━━ Stored records

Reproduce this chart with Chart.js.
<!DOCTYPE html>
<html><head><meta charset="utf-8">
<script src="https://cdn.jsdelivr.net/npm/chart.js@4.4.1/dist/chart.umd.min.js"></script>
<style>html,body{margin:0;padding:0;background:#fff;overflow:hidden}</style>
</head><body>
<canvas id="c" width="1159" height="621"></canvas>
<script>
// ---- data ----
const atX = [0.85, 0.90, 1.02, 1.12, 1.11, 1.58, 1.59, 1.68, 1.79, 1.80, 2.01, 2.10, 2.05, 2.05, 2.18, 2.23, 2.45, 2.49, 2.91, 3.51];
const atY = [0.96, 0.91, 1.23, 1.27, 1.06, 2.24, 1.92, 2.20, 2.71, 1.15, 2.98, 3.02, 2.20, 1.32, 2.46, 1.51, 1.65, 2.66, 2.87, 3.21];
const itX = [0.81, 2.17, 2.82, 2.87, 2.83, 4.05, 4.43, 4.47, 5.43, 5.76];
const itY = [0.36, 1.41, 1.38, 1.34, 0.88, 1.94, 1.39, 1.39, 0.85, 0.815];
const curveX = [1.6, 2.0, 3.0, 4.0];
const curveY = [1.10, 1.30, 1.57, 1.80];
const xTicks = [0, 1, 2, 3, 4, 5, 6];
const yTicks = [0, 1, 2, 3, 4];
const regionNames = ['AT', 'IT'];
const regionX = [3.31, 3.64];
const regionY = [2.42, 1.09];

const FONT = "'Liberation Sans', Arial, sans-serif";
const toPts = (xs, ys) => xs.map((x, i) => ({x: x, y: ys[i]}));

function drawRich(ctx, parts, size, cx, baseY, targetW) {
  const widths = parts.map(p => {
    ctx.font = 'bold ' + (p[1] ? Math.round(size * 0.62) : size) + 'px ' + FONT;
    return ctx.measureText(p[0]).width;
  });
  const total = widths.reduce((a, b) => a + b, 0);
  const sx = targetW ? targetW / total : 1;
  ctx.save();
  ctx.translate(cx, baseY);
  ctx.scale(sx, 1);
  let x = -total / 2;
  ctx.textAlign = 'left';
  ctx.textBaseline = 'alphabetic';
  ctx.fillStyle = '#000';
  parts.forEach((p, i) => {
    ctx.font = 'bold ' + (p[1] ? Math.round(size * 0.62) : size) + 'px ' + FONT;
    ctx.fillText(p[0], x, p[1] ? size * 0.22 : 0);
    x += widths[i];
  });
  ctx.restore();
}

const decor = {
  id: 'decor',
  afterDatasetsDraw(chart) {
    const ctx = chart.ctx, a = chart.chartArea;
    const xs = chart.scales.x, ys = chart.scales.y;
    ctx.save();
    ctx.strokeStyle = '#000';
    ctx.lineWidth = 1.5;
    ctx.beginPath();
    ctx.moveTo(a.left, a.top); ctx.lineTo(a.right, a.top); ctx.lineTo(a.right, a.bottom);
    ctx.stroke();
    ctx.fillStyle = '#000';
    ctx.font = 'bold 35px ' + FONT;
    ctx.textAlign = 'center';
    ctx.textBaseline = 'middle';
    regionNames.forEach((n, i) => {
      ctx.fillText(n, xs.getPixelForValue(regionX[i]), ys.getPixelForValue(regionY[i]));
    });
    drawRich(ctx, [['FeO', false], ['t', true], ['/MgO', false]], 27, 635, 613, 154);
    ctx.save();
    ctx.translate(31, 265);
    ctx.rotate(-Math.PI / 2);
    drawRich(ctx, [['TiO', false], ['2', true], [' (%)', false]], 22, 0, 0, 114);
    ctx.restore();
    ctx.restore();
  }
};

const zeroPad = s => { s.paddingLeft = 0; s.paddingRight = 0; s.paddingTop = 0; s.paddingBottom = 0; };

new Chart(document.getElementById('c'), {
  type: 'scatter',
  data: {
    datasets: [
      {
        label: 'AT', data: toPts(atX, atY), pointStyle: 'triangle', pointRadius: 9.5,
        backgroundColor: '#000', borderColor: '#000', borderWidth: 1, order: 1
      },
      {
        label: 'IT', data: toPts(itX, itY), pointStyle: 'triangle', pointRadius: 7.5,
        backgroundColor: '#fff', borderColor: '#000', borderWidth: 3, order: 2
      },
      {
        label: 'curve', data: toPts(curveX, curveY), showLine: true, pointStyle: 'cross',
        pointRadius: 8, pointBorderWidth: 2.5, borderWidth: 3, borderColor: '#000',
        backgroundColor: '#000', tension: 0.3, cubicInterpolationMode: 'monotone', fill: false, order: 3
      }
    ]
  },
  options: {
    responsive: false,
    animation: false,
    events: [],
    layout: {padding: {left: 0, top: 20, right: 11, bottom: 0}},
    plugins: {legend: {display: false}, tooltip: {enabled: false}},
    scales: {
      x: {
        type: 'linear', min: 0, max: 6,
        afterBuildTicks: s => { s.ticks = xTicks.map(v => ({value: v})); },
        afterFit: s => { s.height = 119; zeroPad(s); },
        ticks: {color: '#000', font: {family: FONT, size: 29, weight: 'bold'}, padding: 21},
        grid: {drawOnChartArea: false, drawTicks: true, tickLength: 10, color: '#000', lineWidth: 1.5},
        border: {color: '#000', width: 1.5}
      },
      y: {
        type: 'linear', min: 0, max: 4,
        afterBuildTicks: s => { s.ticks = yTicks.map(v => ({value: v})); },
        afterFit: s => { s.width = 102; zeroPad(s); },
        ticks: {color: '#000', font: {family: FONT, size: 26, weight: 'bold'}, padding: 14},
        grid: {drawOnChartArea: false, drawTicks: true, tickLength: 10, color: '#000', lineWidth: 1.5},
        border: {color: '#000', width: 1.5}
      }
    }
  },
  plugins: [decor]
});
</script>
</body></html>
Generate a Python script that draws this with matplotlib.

━━━━

## [Direction]
Filter the entries above down to the lines containing the word "script".

## [Full output]
<script src="https://cdn.jsdelivr.net/npm/chart.js@4.4.1/dist/chart.umd.min.js"></script>
<script>
</script>
Generate a Python script that draws this with matplotlib.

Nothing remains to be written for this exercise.